REPUBLIKA.CO.ID, JAKARTA -- Agama Islam memuliakan kaum wanita dan memberikan mereka kewajiban dan tanggung jawab yang sepadan dengan laki-laki. Meski demikian, menurut Syekh Yusuf al-Qaradhawi dalam Fatawa Ma'ashirah, kehormatan kaum wanita terkadang diingkari oleh sebagian orang.
Di antara pengingkaran itu berupa pernyataan bahwa suara wanita adalah aurat. Karenanya, seorang wanita tidak sepatutnya berbicara dengan laki-laki selain suami dan muhrimnya. Kemerduan suaranya dianggap dapat membangkitkan syahwat dan menyebabkan fitnah. Padahal, kata Syekh al-Qaradhawi, mereka yang menyatakan hal itu tidak punya dalil apapun.

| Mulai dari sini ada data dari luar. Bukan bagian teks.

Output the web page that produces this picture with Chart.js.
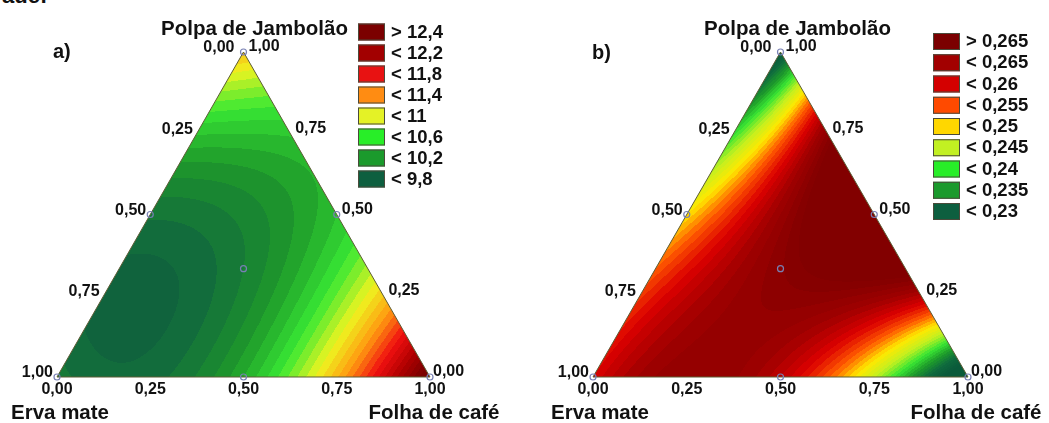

Bukti bahwa suara wanita tidak termasuk aurat didasarkan pada ajaran Alquran yang membolehkan laki-laki Muslim bertanya kepada istri-istri Nabi Muhammad SAW dari balik tabir. ...Apabila kamu meminta sesuatu kepada mereka (istri-istri Nabi), maka mintalah dari belakang tabir... (QS al-Ahzab [33]: 53).
Menurut Syekh al-Qaradhawi, permintaan atau pertanyaan (dari para sahabat) itu sudah tentu memerlukan jawaban dari Ummahatul Mukminin (ibunya kaum Mukmin, yaitu istri-istri Nabi SAW). Mereka biasa memberikan fatwa kepada orang-orang yang meminta fatwa.
Meski begitu, lanjut al-Qaradhawi, ada pula model pembicaraan wanita yang dilarang oleh Alquran. Yaitu al-khudu' bi al-qaul (memikat dalam berbicara). Atau pembicaraan yang diniatkan untuk menarik perhatian ataupun menggoda laki-laki yang bukan muhrim.
Firman Allah, Hai istri-istri Nabi, kamu sekalian tidaklah seperti wanita-wanita lain, jika kamu bertakwa. Maka janganlah kamu tunduk dalam berbicara sehingga berkeinginanlah orang yang ada penyakit dalam hatinya, dan ucapkanlah perkataan yang baik. (QS al-Ahzab [33]: 32).
Ayat tersebut melarang bicara yang membangkitkan nafsu orang-orang yang hatinya berpenyakit. Namun tidak berarti Alquran melarang semua pembicaraan kaum wanita dengan laki-laki. Yang diperintahkan adalah berbicara dengan perkataan yang baik, seperti termaktub pada akhir ayat, Dan ucapkanlah perkataan yang baik.